Plotting code records:
+++

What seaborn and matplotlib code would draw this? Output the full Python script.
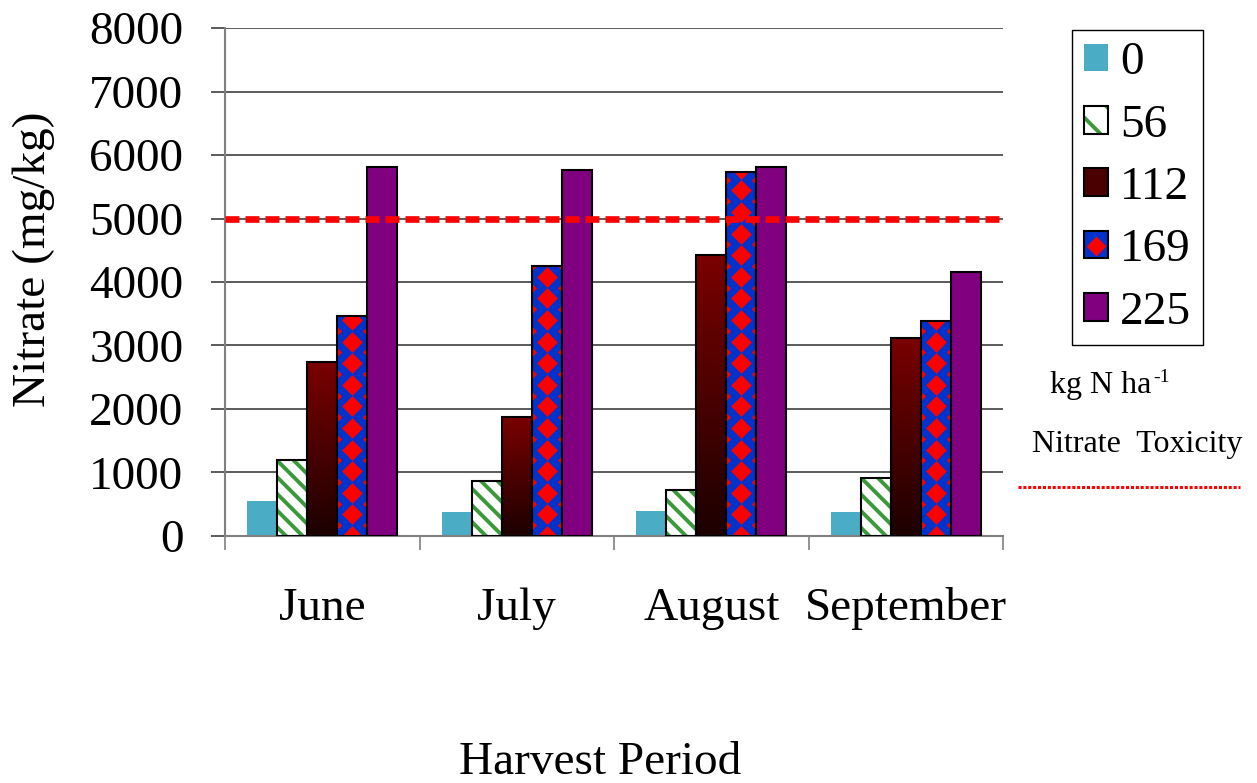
import numpy as np
import matplotlib
matplotlib.use('Agg')
import matplotlib.pyplot as plt
from matplotlib.patches import Patch, Rectangle
from matplotlib.lines import Line2D
from matplotlib.legend_handler import HandlerTuple
from matplotlib.colors import LinearSegmentedColormap
import seaborn as sns
import pandas as pd

# data (nitrate, mg/kg)
months = ['June', 'July', 'August', 'September']
rates = ['0', '56', '112', '169', '225']
n_0 = [550, 380, 390, 380]
n_56 = [1200, 870, 720, 920]
n_112 = [2740, 1880, 4420, 3120]
n_169 = [3460, 4250, 5730, 3390]
n_225 = [5810, 5760, 5810, 4160]
toxicity = 5000

df = pd.DataFrame({
    'month': months * len(rates),
    'rate': np.repeat(rates, len(months)),
    'nitrate': n_0 + n_56 + n_112 + n_169 + n_225,
})

CYAN = '#4BACC6'
GREEN = '#3A9A3A'
BLUE = '#0033CC'
PURPLE = '#800080'
DARKRED = '#4A0000'
palette = {'0': CYAN, '56': 'white', '112': DARKRED, '169': BLUE, '225': PURPLE}

sns.set_theme(style='white')
plt.rcParams['font.family'] = ['Liberation Serif', 'DejaVu Serif']
plt.rcParams['hatch.linewidth'] = 2.8
plt.rcParams['text.color'] = 'black'
plt.rcParams['axes.labelcolor'] = 'black'

fig = plt.figure(figsize=(12.57, 7.83), dpi=100)
ax = fig.add_axes([0.179, 0.3155, 0.619, 0.6487])

sns.barplot(data=df, x='month', y='nitrate', hue='rate', order=months, hue_order=rates,
            palette=palette, saturation=1, width=0.771, edgecolor='black', linewidth=1.5,
            errorbar=None, legend=False, ax=ax)

ax.set_xlim(-0.5, len(months) - 0.5)
ax.set_ylim(0, 8000)
ax.set_yticks(np.arange(0, 8001, 1000))
ax.yaxis.grid(True, color='#404040', lw=1.2)
ax.set_axisbelow(True)
for s in ['top', 'right']:
    ax.spines[s].set_visible(False)
for s in ['left', 'bottom']:
    ax.spines[s].set_color('#808080')
    ax.spines[s].set_linewidth(1.5)

# fill styles per nitrogen rate
c_0, c_56, c_112, c_169, c_225 = ax.containers
for bar in c_0:
    bar.set_edgecolor('none')

grad_cmap = LinearSegmentedColormap.from_list('dred', ['#1C0000', '#7A0000'])
grad = np.linspace(0, 1, 256).reshape(-1, 1)
px_per_y = ax.get_window_extent().height / 8000
spacing = 21.6 / px_per_y

for bar in c_56:
    x0, w, h = bar.get_x(), bar.get_width(), bar.get_height()
    ax.add_patch(Rectangle((x0, 0), w, h, facecolor='white', edgecolor=GREEN,
                           hatch='\\\\', lw=0, zorder=2))
    bar.set_facecolor('none'); bar.set_zorder(3)

for bar in c_112:
    x0, w, h = bar.get_x(), bar.get_width(), bar.get_height()
    im = ax.imshow(grad, extent=[x0, x0 + w, 0, h], origin='lower', cmap=grad_cmap,
                   aspect='auto', zorder=2, interpolation='bilinear')
    im.set_clip_path(bar)
    bar.set_facecolor('none'); bar.set_zorder(3)

for bar in c_169:
    x0, w, h = bar.get_x(), bar.get_width(), bar.get_height()
    ax.add_patch(Rectangle((x0, 0), w, h, facecolor=BLUE, lw=0, zorder=2))
    yc = np.arange(0, h + spacing, spacing)
    ye = yc + spacing / 2
    sc = ax.scatter(np.full(len(yc), x0 + w / 2), yc, marker='D', s=112, color='red',
                    linewidths=0, zorder=2.5)
    sc.set_clip_path(bar)
    se = ax.scatter(np.concatenate([np.full(len(ye), x0), np.full(len(ye), x0 + w)]),
                    np.concatenate([ye, ye]), marker='D', s=22, color='red',
                    linewidths=0, zorder=2.5)
    se.set_clip_path(bar)
    bar.set_facecolor('none'); bar.set_zorder(3)

for bar in c_225:
    bar.set_zorder(3)

# toxicity threshold
ax.axhline(toxicity, color='#FF0000', lw=4.8, ls=(0, (2.1, 0.9)), zorder=4)

# ticks: marks at category boundaries, labels at centres
ax.set_xticks(np.arange(len(months) + 1) - 0.5)
ax.set_xticklabels([''] * (len(months) + 1))
ax.set_xticks(np.arange(len(months)), minor=True)
ax.set_xticklabels(months, minor=True)
ax.tick_params(axis='x', which='major', bottom=True, direction='out', length=10,
               width=1.2, color='#808080')
ax.tick_params(axis='x', which='minor', bottom=True, length=0, pad=37, labelsize=34,
               labelcolor='black')
ax.tick_params(axis='y', left=True, direction='out', length=10, width=1.2,
               color='#404040', pad=20, labelsize=34, labelcolor='black')

ax.set_xlabel('Harvest Period', fontsize=34)
ax.xaxis.set_label_coords(0.482, -0.405)
ax.set_ylabel('Nitrate (mg/kg)', fontsize=34)
ax.yaxis.set_label_coords(-0.218, 0.545)

# legend
handles = [
    Patch(facecolor=CYAN, edgecolor='none'),
    (Patch(facecolor='white', edgecolor=GREEN, hatch='\\', lw=0),
     Patch(facecolor='none', edgecolor='black', lw=1.5)),
    Patch(facecolor=DARKRED, edgecolor='black', lw=1.5),
    (Patch(facecolor=BLUE, edgecolor='black', lw=1.5),
     Line2D([], [], marker='D', color='red', ms=9, ls='none')),
    Patch(facecolor=PURPLE, edgecolor='black', lw=1.5),
]
leg = fig.legend(handles, rates, loc='upper left', bbox_to_anchor=(1072 / 1257, 1 - 30 / 783),
                 fontsize=34, frameon=True, fancybox=False, framealpha=1, edgecolor='black',
                 handlelength=0.52, handleheight=0.52, handletextpad=0.25, labelspacing=0.42,
                 borderpad=0.25, borderaxespad=0,
                 handler_map={tuple: HandlerTuple(ndivide=1, pad=0)})
leg.get_frame().set_linewidth(1)

unit = fig.text(1050 / 1257, 1 - 385 / 783, 'kg N ha', fontsize=23, va='center', ha='left')
fig.canvas.draw()
ax.annotate('-1', xy=(1, 1), xycoords=unit, xytext=(1, 1), textcoords='offset points',
            fontsize=14, va='top', ha='left')
fig.text(1032 / 1257, 1 - 445 / 783, 'Nitrate  Toxicity', fontsize=23, va='center', ha='left')
fig.add_artist(Line2D([1018 / 1257, 1240 / 1257], [1 - 487 / 783, 1 - 487 / 783],
                      transform=fig.transFigure, color='#FF0000', lw=2.2, ls=(0, (1, 0.6))))

fig.savefig('out.png', dpi=100)
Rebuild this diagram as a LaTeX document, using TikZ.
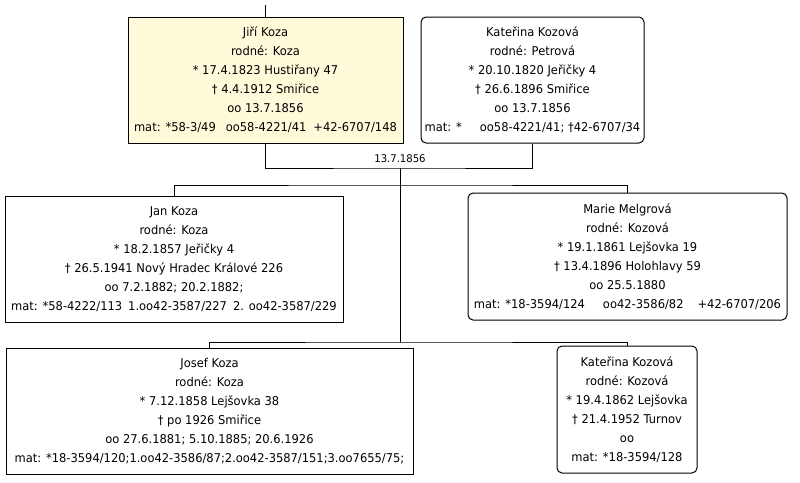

+++

Short exercise:
Repeat exactly and only the lines from the start of the data above through the line that holds "import pandas as pd", inclusive. Pictures do not belong in the copy.

Full answer:
What seaborn and matplotlib code would draw this? Output the full Python script.
import numpy as np
import matplotlib
matplotlib.use('Agg')
import matplotlib.pyplot as plt
from matplotlib.patches import Patch, Rectangle
from matplotlib.lines import Line2D
from matplotlib.legend_handler import HandlerTuple
from matplotlib.colors import LinearSegmentedColormap
import seaborn as sns
import pandas as pd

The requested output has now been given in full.